IRD Voices Blog

Friday Photo: Afghans Expand Job Skills and Improve Food Security Through IRD’s S-RAD Program

Posted on September 7, 2012 by IRD HQ

This Friday's Photo pictures Afghan women in burkas learning new sewing techniques through IRD's Southern Regional Agricultural Development (S-RAD) program. S-RAD works closely with the Afghan Directorate of Women's Affairs to develop training programs that will prepare women to earn an income. Recently, as part of the Women's Capacity Building component of S-RAD, seventy women completed a 12-day training course in poultry production. Each participant received 40 chickens and materials for building a chicken coop.

The Southern Regional Agricultural Development (S-RAD) program works to increase long-term agricultural jobs and incomes in Kandahar and Helmand provinces and improve the confidence of Afghans in their government, especially the Ministry of Agriculture, Irrigation, and Livestock. The $65 million, one-year program is funded by USAID. Through tightly integrated cash for work, agricultural vouchers, training and capacity building, and in-kind grant programs, S-RAD has increased incomes for at least 25,000 farm families, created thousands of long-term and short-term agricultural jobs, and measurably increased confidence in government among local residents.

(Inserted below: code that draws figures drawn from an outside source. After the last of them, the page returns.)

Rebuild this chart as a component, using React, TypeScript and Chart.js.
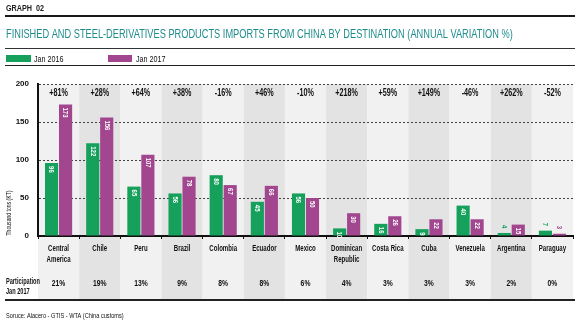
import React, { useEffect, useRef } from "react";
import { Chart, registerables } from "chart.js";

Chart.register(...registerables);

const categories: string[][] = [
  ["Central", "America"], ["Chile"], ["Peru"], ["Brazil"], ["Colombia"], ["Ecuador"], ["Mexico"],
  ["Dominican", "Republic"], ["Costa Rica"], ["Cuba"], ["Venezuela"], ["Argentina"], ["Paraguay"],
];
const jan2016: number[] = [96, 122, 65, 56, 80, 45, 56, 10, 16, 9, 40, 4, 7];
const jan2017: number[] = [173, 156, 107, 78, 67, 66, 50, 30, 26, 22, 22, 15, 3];
const variation: string[] = ["+81%", "+28%", "+64%", "+38%", "-16%", "+46%", "-10%", "+218%", "+59%", "+149%", "-46%", "+262%", "-52%"];
const participation: string[] = ["21%", "19%", "13%", "9%", "8%", "8%", "6%", "4%", "3%", "3%", "3%", "2%", "0%"];
const yTicks: number[] = [0, 50, 100, 150, 200];

const GREEN = "#15a05b";
const PURPLE = "#a1468f";
const TEAL = "#1f8c8c";
const FF = "'Liberation Sans', Arial, sans-serif";

function txt(ctx: any, s: string, x: number, y: number, font: string, color: string, align: string, sx: number, rot = 0) {
  ctx.save();
  ctx.translate(x, y);
  if (rot) ctx.rotate(rot);
  ctx.scale(sx, 1);
  ctx.font = font;
  ctx.fillStyle = color;
  ctx.textAlign = align;
  ctx.fillText(s, 0, 0);
  ctx.restore();
}

const decorPlugin = {
  id: "decor",
  beforeDraw(chart: any) {
    const { ctx, chartArea, scales } = chart;
    const x = scales.x;
    ctx.save();
    ctx.fillStyle = "#ffffff";
    ctx.fillRect(0, 0, chart.width, chart.height);
    const n = categories.length;
    const w = (chartArea.right - chartArea.left) / n;
    for (let i = 0; i < n; i++) {
      const cx = x.getPixelForValue(i);
      ctx.fillStyle = i % 2 === 0 ? "#f1f1f1" : "#e3e3e3";
      ctx.fillRect(cx - w / 2, chartArea.top, w, 299 - chartArea.top);
    }
    ctx.restore();
  },
  afterDraw(chart: any) {
    const { ctx, scales } = chart;
    const x = scales.x;
    ctx.save();
    ctx.textBaseline = "alphabetic";
    // header
    txt(ctx, "GRAPH  02", 6, 11, `bold 8.5px ${FF}`, "#222", "left", 0.85);
    ctx.fillStyle = "#1a1a1a";
    ctx.fillRect(5, 15, 570, 2);
    txt(ctx, "FINISHED AND STEEL-DERIVATIVES PRODUCTS IMPORTS FROM CHINA BY DESTINATION (ANNUAL VARIATION %)", 6, 38, `12px ${FF}`, TEAL, "left", 0.77);
    ctx.fillStyle = "#333";
    ctx.fillRect(5, 48, 570, 1);
    // legend
    ctx.fillStyle = GREEN;
    ctx.fillRect(6, 55, 25, 7);
    ctx.fillStyle = PURPLE;
    ctx.fillRect(108, 55, 24, 7);
    txt(ctx, "Jan 2016", 34, 62, `9px ${FF}`, "#111", "left", 0.8);
    txt(ctx, "Jan 2017", 136, 62, `9px ${FF}`, "#111", "left", 0.8);
    ctx.fillStyle = "#222";
    ctx.fillRect(5, 65, 570, 1);
    // y title
    txt(ctx, "Thousand tons (KT)", 11, 213, `7.5px ${FF}`, "#111", "center", 0.68, -Math.PI / 2);
    // variations
    for (let i = 0; i < variation.length; i++) {
      txt(ctx, variation[i], x.getPixelForValue(i), 96, `bold 10px ${FF}`, "#111", "center", 0.72);
    }
    // category labels
    for (let i = 0; i < categories.length; i++) {
      categories[i].forEach((line, k) => {
        txt(ctx, line, x.getPixelForValue(i), 251 + k * 11, `bold 9.5px ${FF}`, "#111", "center", 0.64);
      });
    }
    // participation
    for (let i = 0; i < participation.length; i++) {
      txt(ctx, participation[i], x.getPixelForValue(i), 286, `bold 9px ${FF}`, "#111", "center", 0.75);
    }
    txt(ctx, "Participation", 6, 284, `bold 8.5px ${FF}`, "#111", "left", 0.66);
    txt(ctx, "Jan 2017", 6, 294, `bold 8.5px ${FF}`, "#111", "left", 0.66);
    ctx.fillStyle = "#222";
    ctx.fillRect(5, 299, 570, 2);
    txt(ctx, "Soruce: Alacero - GTIS - WTA (China customs)", 6, 318, `7.5px ${FF}`, "#111", "left", 0.75);
    // bar values
    ctx.textBaseline = "middle";
    chart.data.datasets.forEach((ds: any, di: number) => {
      const meta = chart.getDatasetMeta(di);
      meta.data.forEach((bar: any, i: number) => {
        const v = ds.data[i];
        const inside = v >= 8;
        txt(ctx, String(v), bar.x, inside ? bar.y + 3 : bar.y - 8, `bold 8px ${FF}`, inside ? "#ffffff" : ds.backgroundColor, "left", 0.75, Math.PI / 2);
      });
    });
    ctx.restore();
  },
};

export default function App() {
  const ref = useRef<HTMLCanvasElement | null>(null);
  useEffect(() => {
    document.body.style.margin = "0";
    const chart = new Chart(ref.current as HTMLCanvasElement, {
      type: "bar",
      data: {
        labels: categories.map((c) => c.join(" ")),
        datasets: [
          { label: "Jan 2016", data: jan2016, backgroundColor: GREEN, barPercentage: 0.94, categoryPercentage: 0.68 },
          { label: "Jan 2017", data: jan2017, backgroundColor: PURPLE, barPercentage: 0.94, categoryPercentage: 0.68 },
        ],
      },
      options: {
        responsive: false,
        animation: false,
        layout: { padding: { top: 84, right: 6, left: 0, bottom: 0 } },
        plugins: { legend: { display: false }, tooltip: { enabled: false } },
        scales: {
          x: {
            grid: { display: true, drawOnChartArea: false, offset: true, tickLength: 3, color: "#111", lineWidth: 1 },
            border: { display: true, color: "#111", width: 2 },
            ticks: { display: false },
            afterFit: (s: any) => { s.height = 89; },
          },
          y: {
            min: 0,
            max: 200,
            afterBuildTicks: (s: any) => { s.ticks = yTicks.map((v) => ({ value: v })); },
            grid: {
              color: (c: any) => (c.tick && c.tick.value === 0 ? "rgba(0,0,0,0)" : "#444"),
              lineWidth: 1,
              drawTicks: false,
            },
            border: { display: true, color: "#111", width: 2, dash: [2, 2] },
            ticks: { color: "#111", font: { family: FF, size: 8, weight: "bold" }, padding: 9 },
            afterFit: (s: any) => { s.width = 38; },
          },
        },
      },
      plugins: [decorPlugin],
    } as any);
    return () => chart.destroy();
  }, []);
  return (
    <div style={{ position: "absolute", left: 0, top: 0, width: 579, height: 325 }}>
      <canvas ref={ref} width={579} height={325} />
    </div>
  );
}
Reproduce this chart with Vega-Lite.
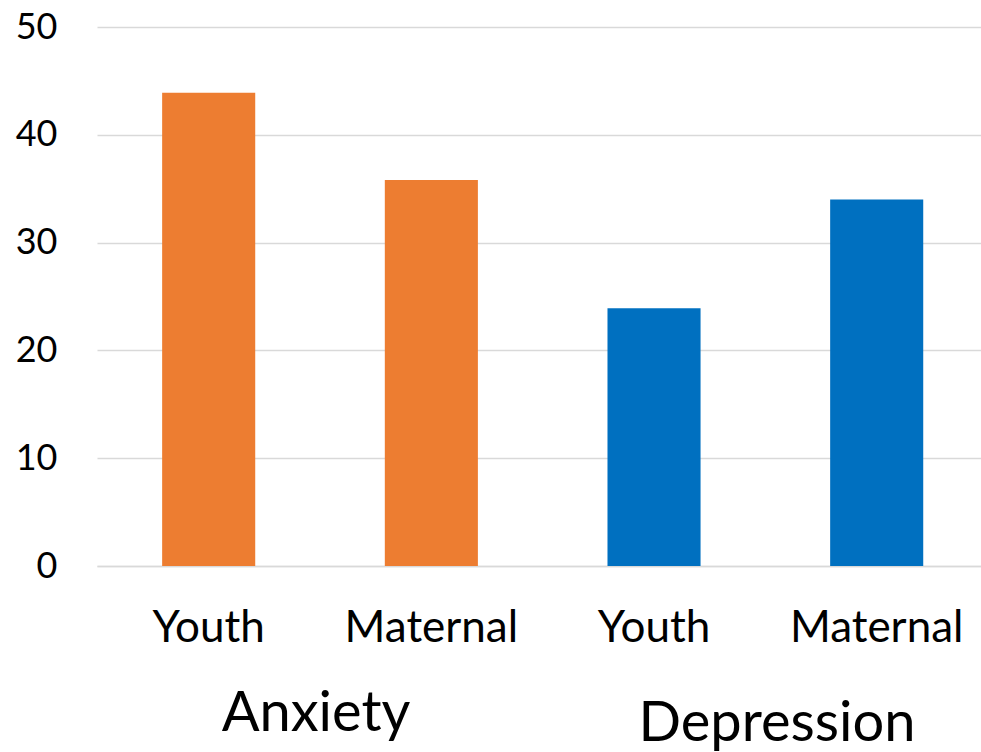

While cash for work and agricultural vouchers may be viewed as stabilization activities, in S-RAD they also enable long-term agricultural development. For example, rehabilitating an irrigation system provides immediate jobs and contributes to the long-term objectives of protecting the environment and increasing farm efficiency and production. Other quick-impact interventions such as voucher packages can disseminate new technologies like high-quality non-hybridized seeds, which also contribute to longer term development. In addition to short-term activities, S-RAD builds enduring linkages between farmers and the private sector. Business development services and in-kind grants revitalize farmer cooperatives and associations, linking them to “upstream” farm input supply firms and to “downstream” traders, processors, wholesalers, and retailers.

S-RAD operates in “key terrain districts” identified by the Afghan government and security forces to address constraints along six crop and livestock value chains: fruits and nuts, vegetables, legumes, forage, livestock, and cereals. Extensive market analysis by IRD and others has identified these value chains as having the greatest potential to increase livelihoods and incomes as well as to achieve the region’s short-term stabilization and longer term development objectives. The project addresses specific weaknesses in each value-chain related to farming practices, transportation costs and infrastructure, packaging and processing practices, and market-related factors.

To succeed, S-RAD requires Afghan leadership. Ministry directorates and extension agents have broad knowledge of farmer needs and priorities, understand where resources should be directed, and know how to do so efficiently and effectively. Ministry of Agriculture, Irrigation, and Livestock staff were therefore placed at the core of all project activities, given substantial decision-making authority, and benefited from capacity strengthening activities. This “Afghan first” design ensures that the project is understood by local communities as government owned and implemented.